PROBLEM TO WORK ON =>
Copy each line below exactly and leave the pictures out.

DATA PROVIDED =>
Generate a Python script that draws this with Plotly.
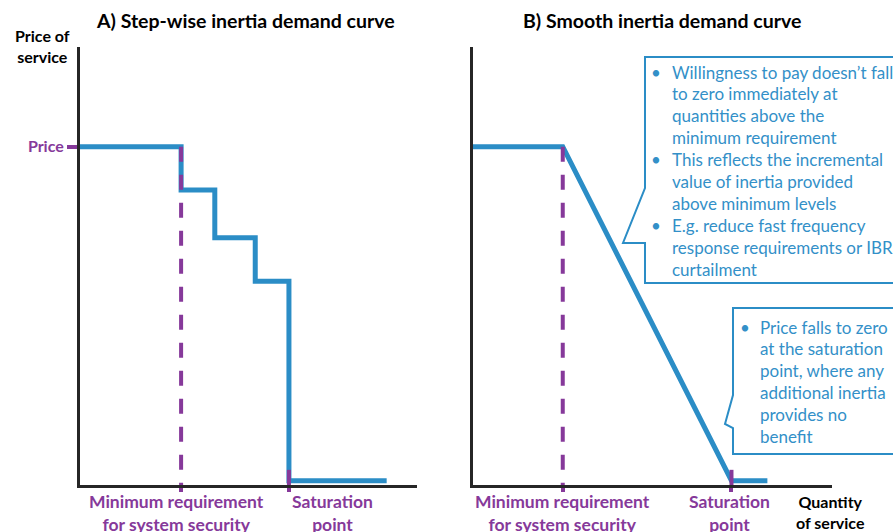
import plotly.graph_objects as go

W, H = 893, 532
BLUE = "#2B8DC6"
TEXT_BLUE = "#3390C8"
PURPLE = "#86399A"
AXIS = "#262626"
FONT = "Lato"

# ---- Panel A: step-wise demand curve (quantity, price) ----
step_qty = [0, 30, 40, 52, 62, 91]
step_price = [77, 67, 56, 46, 0, 0]
a_min_req = 30
a_saturation = 62

# ---- Panel B: smooth demand curve ----
smooth_qty = [0, 25, 72, 82]
smooth_price = [77, 77, 0, 0]
b_min_req = 25
b_saturation = 72

price_level = 77
y_range = [-1, 100]
qty_range = [0, 100]

callout_top = [
    ("•", "Willingness to pay doesn’t fall"),
    ("", "to zero immediately at"),
    ("", "quantities above the"),
    ("", "minimum requirement"),
    ("•", "This reflects the incremental"),
    ("", "value of inertia provided"),
    ("", "above minimum levels"),
    ("•", "E.g. reduce fast frequency"),
    ("", "response requirements or IBR"),
    ("", "curtailment"),
]
callout_bottom = [
    ("•", "Price falls to zero"),
    ("", "at the saturation"),
    ("", "point, where any"),
    ("", "additional inertia"),
    ("", "provides no"),
    ("", "benefit"),
]


def px_x(p):
    return p / W


def px_y(p):
    return 1 - p / H


fig = go.Figure()

# Panel A traces
fig.add_trace(go.Scatter(x=step_qty, y=step_price, mode="lines", line_shape="hv",
                         line=dict(color=BLUE, width=5), xaxis="x", yaxis="y"))
fig.add_trace(go.Scatter(x=[a_min_req, a_min_req], y=[price_level, y_range[0]], mode="lines",
                         line=dict(color=PURPLE, width=4, dash="15px,13px"), xaxis="x", yaxis="y"))
fig.add_trace(go.Scatter(x=[a_saturation, a_saturation], y=[2.5, y_range[0]], mode="lines",
                         line=dict(color=PURPLE, width=4), xaxis="x", yaxis="y"))

# Panel B traces
fig.add_trace(go.Scatter(x=smooth_qty, y=smooth_price, mode="lines",
                         line=dict(color=BLUE, width=5), xaxis="x2", yaxis="y2"))
fig.add_trace(go.Scatter(x=[b_min_req, b_min_req], y=[price_level, y_range[0]], mode="lines",
                         line=dict(color=PURPLE, width=4, dash="15px,13px"), xaxis="x2", yaxis="y2"))
fig.add_trace(go.Scatter(x=[b_saturation, b_saturation], y=[2.5, y_range[0]], mode="lines",
                         line=dict(color=PURPLE, width=4), xaxis="x2", yaxis="y2"))

axis_common = dict(showgrid=False, zeroline=False, showline=True, linewidth=3,
                   linecolor=AXIS, fixedrange=True, layer="below traces")
y_dom = [px_y(485), px_y(47)]

fig.update_layout(
    width=W, height=H,
    margin=dict(l=0, r=0, t=0, b=0),
    paper_bgcolor="white", plot_bgcolor="rgba(0,0,0,0)",
    showlegend=False,
    font=dict(family=FONT),
    xaxis=dict(domain=[px_x(80), px_x(417)], range=qty_range, anchor="y",
               ticks="outside", tickvals=[a_min_req, a_saturation], ticktext=["", ""],
               ticklen=4, tickwidth=4, tickcolor=PURPLE, **axis_common),
    yaxis=dict(domain=y_dom, range=y_range, anchor="x",
               ticks="outside", tickvals=[price_level], ticktext=["Price"],
               ticklen=10, tickwidth=4, tickcolor=PURPLE,
               tickfont=dict(family=FONT, size=16, color=PURPLE, weight="bold"),
               **axis_common),
    xaxis2=dict(domain=[px_x(473), px_x(832)], range=qty_range, anchor="y2",
                ticks="outside", tickvals=[b_min_req, b_saturation], ticktext=["", ""],
                ticklen=4, tickwidth=4, tickcolor=PURPLE, **axis_common),
    yaxis2=dict(domain=y_dom, range=y_range, anchor="x2", showticklabels=False,
                ticks="", **axis_common),
)

ann = []


def text_at(txt, x, y, font, xanchor="center", xref="paper", xshift=0):
    ann.append(dict(text=txt, x=x, y=y, xref=xref, yref="paper", xanchor=xanchor,
                    yanchor="middle", xshift=xshift, showarrow=False, font=font))


bold_black = dict(family=FONT, size=19.5, color="black", weight="bold")
text_at("A) Step-wise inertia demand curve", px_x(245), px_y(20), bold_black)
text_at("B) Smooth inertia demand curve", px_x(662), px_y(20), bold_black)
axis_title_font = dict(family=FONT, size=16, color="black", weight="bold")
text_at("Price of<br>service", px_x(42), px_y(46), axis_title_font)
text_at("Quantity<br>of service", px_x(830), px_y(512), axis_title_font)

label_font = dict(family=FONT, size=17.5, color=PURPLE, weight="bold")
for xr, xv, txt, anchor, shift in [
    ("x", a_min_req, "Minimum requirement<br>for system security", "center", -5),
    ("x", a_saturation, "Saturation<br>point", "left", 1),
    ("x2", b_min_req, "Minimum requirement<br>for system security", "center", 0),
    ("x2", b_saturation, "Saturation<br>point", "center", -2),
]:
    text_at(txt, xv, px_y(513), label_font, xanchor=anchor, xref=xr, xshift=shift)

callout_font = dict(family=FONT, size=17, color=TEXT_BLUE)


# Callout text, one line per annotation
def add_callout(lines, bullet_x, text_x, first_y, step):
    for i, (b, t) in enumerate(lines):
        yy = px_y(first_y + i * step)
        if b:
            text_at(b, px_x(bullet_x), yy, callout_font)
        text_at(t, px_x(text_x), yy, callout_font, xanchor="left")


add_callout(callout_top, 656, 670, 72, 21.9)
add_callout(callout_bottom, 745, 758, 327, 21.9)
fig.update_layout(annotations=ann)


# Speech-bubble outlines
def bubble(left, top, right, bottom, p_top, tip_x, tip_y, p_bot):
    pts = [(left, top), (right, top), (right, bottom), (left, bottom), (left, p_bot),
           (tip_x, tip_y), (left, p_top), (left, top)]
    d = "M " + " L ".join(f"{px_x(x):.5f},{px_y(y):.5f}" for x, y in pts) + " Z"
    return dict(type="path", path=d, xref="paper", yref="paper",
                line=dict(color=BLUE, width=2), fillcolor="rgba(0,0,0,0)")


fig.update_layout(shapes=[
    bubble(645, 57, 900, 283, 188, 623, 243, 243),
    bubble(733, 308, 900, 454, 395, 725, 424, 428),
])

fig.write_html("out.html")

TASK SOLUTION =>
Generate a Python script that draws this with Plotly.
import plotly.graph_objects as go

W, H = 893, 532
BLUE = "#2B8DC6"
TEXT_BLUE = "#3390C8"
PURPLE = "#86399A"
AXIS = "#262626"
FONT = "Lato"

# ---- Panel A: step-wise demand curve (quantity, price) ----
step_qty = [0, 30, 40, 52, 62, 91]
step_price = [77, 67, 56, 46, 0, 0]
a_min_req = 30
a_saturation = 62

# ---- Panel B: smooth demand curve ----
smooth_qty = [0, 25, 72, 82]
smooth_price = [77, 77, 0, 0]
b_min_req = 25
b_saturation = 72

price_level = 77
y_range = [-1, 100]
qty_range = [0, 100]

callout_top = [
    ("•", "Willingness to pay doesn’t fall"),
    ("", "to zero immediately at"),
    ("", "quantities above the"),
    ("", "minimum requirement"),
    ("•", "This reflects the incremental"),
    ("", "value of inertia provided"),
    ("", "above minimum levels"),
    ("•", "E.g. reduce fast frequency"),
    ("", "response requirements or IBR"),
    ("", "curtailment"),
]
callout_bottom = [
    ("•", "Price falls to zero"),
    ("", "at the saturation"),
    ("", "point, where any"),
    ("", "additional inertia"),
    ("", "provides no"),
    ("", "benefit"),
]


def px_x(p):
    return p / W


def px_y(p):
    return 1 - p / H


fig = go.Figure()

# Panel A traces
fig.add_trace(go.Scatter(x=step_qty, y=step_price, mode="lines", line_shape="hv",
                         line=dict(color=BLUE, width=5), xaxis="x", yaxis="y"))
fig.add_trace(go.Scatter(x=[a_min_req, a_min_req], y=[price_level, y_range[0]], mode="lines",
                         line=dict(color=PURPLE, width=4, dash="15px,13px"), xaxis="x", yaxis="y"))
fig.add_trace(go.Scatter(x=[a_saturation, a_saturation], y=[2.5, y_range[0]], mode="lines",
                         line=dict(color=PURPLE, width=4), xaxis="x", yaxis="y"))

# Panel B traces
fig.add_trace(go.Scatter(x=smooth_qty, y=smooth_price, mode="lines",
                         line=dict(color=BLUE, width=5), xaxis="x2", yaxis="y2"))
fig.add_trace(go.Scatter(x=[b_min_req, b_min_req], y=[price_level, y_range[0]], mode="lines",
                         line=dict(color=PURPLE, width=4, dash="15px,13px"), xaxis="x2", yaxis="y2"))
fig.add_trace(go.Scatter(x=[b_saturation, b_saturation], y=[2.5, y_range[0]], mode="lines",
                         line=dict(color=PURPLE, width=4), xaxis="x2", yaxis="y2"))

axis_common = dict(showgrid=False, zeroline=False, showline=True, linewidth=3,
                   linecolor=AXIS, fixedrange=True, layer="below traces")
y_dom = [px_y(485), px_y(47)]

fig.update_layout(
    width=W, height=H,
    margin=dict(l=0, r=0, t=0, b=0),
    paper_bgcolor="white", plot_bgcolor="rgba(0,0,0,0)",
    showlegend=False,
    font=dict(family=FONT),
    xaxis=dict(domain=[px_x(80), px_x(417)], range=qty_range, anchor="y",
               ticks="outside", tickvals=[a_min_req, a_saturation], ticktext=["", ""],
               ticklen=4, tickwidth=4, tickcolor=PURPLE, **axis_common),
    yaxis=dict(domain=y_dom, range=y_range, anchor="x",
               ticks="outside", tickvals=[price_level], ticktext=["Price"],
               ticklen=10, tickwidth=4, tickcolor=PURPLE,
               tickfont=dict(family=FONT, size=16, color=PURPLE, weight="bold"),
               **axis_common),
    xaxis2=dict(domain=[px_x(473), px_x(832)], range=qty_range, anchor="y2",
                ticks="outside", tickvals=[b_min_req, b_saturation], ticktext=["", ""],
                ticklen=4, tickwidth=4, tickcolor=PURPLE, **axis_common),
    yaxis2=dict(domain=y_dom, range=y_range, anchor="x2", showticklabels=False,
                ticks="", **axis_common),
)

ann = []


def text_at(txt, x, y, font, xanchor="center", xref="paper", xshift=0):
    ann.append(dict(text=txt, x=x, y=y, xref=xref, yref="paper", xanchor=xanchor,
                    yanchor="middle", xshift=xshift, showarrow=False, font=font))


bold_black = dict(family=FONT, size=19.5, color="black", weight="bold")
text_at("A) Step-wise inertia demand curve", px_x(245), px_y(20), bold_black)
text_at("B) Smooth inertia demand curve", px_x(662), px_y(20), bold_black)
axis_title_font = dict(family=FONT, size=16, color="black", weight="bold")
text_at("Price of<br>service", px_x(42), px_y(46), axis_title_font)
text_at("Quantity<br>of service", px_x(830), px_y(512), axis_title_font)

label_font = dict(family=FONT, size=17.5, color=PURPLE, weight="bold")
for xr, xv, txt, anchor, shift in [
    ("x", a_min_req, "Minimum requirement<br>for system security", "center", -5),
    ("x", a_saturation, "Saturation<br>point", "left", 1),
    ("x2", b_min_req, "Minimum requirement<br>for system security", "center", 0),
    ("x2", b_saturation, "Saturation<br>point", "center", -2),
]:
    text_at(txt, xv, px_y(513), label_font, xanchor=anchor, xref=xr, xshift=shift)

callout_font = dict(family=FONT, size=17, color=TEXT_BLUE)


# Callout text, one line per annotation
def add_callout(lines, bullet_x, text_x, first_y, step):
    for i, (b, t) in enumerate(lines):
        yy = px_y(first_y + i * step)
        if b:
            text_at(b, px_x(bullet_x), yy, callout_font)
        text_at(t, px_x(text_x), yy, callout_font, xanchor="left")


add_callout(callout_top, 656, 670, 72, 21.9)
add_callout(callout_bottom, 745, 758, 327, 21.9)
fig.update_layout(annotations=ann)


# Speech-bubble outlines
def bubble(left, top, right, bottom, p_top, tip_x, tip_y, p_bot):
    pts = [(left, top), (right, top), (right, bottom), (left, bottom), (left, p_bot),
           (tip_x, tip_y), (left, p_top), (left, top)]
    d = "M " + " L ".join(f"{px_x(x):.5f},{px_y(y):.5f}" for x, y in pts) + " Z"
    return dict(type="path", path=d, xref="paper", yref="paper",
                line=dict(color=BLUE, width=2), fillcolor="rgba(0,0,0,0)")


fig.update_layout(shapes=[
    bubble(645, 57, 900, 283, 188, 623, 243, 243),
    bubble(733, 308, 900, 454, 395, 725, 424, 428),
])

fig.write_html("out.html")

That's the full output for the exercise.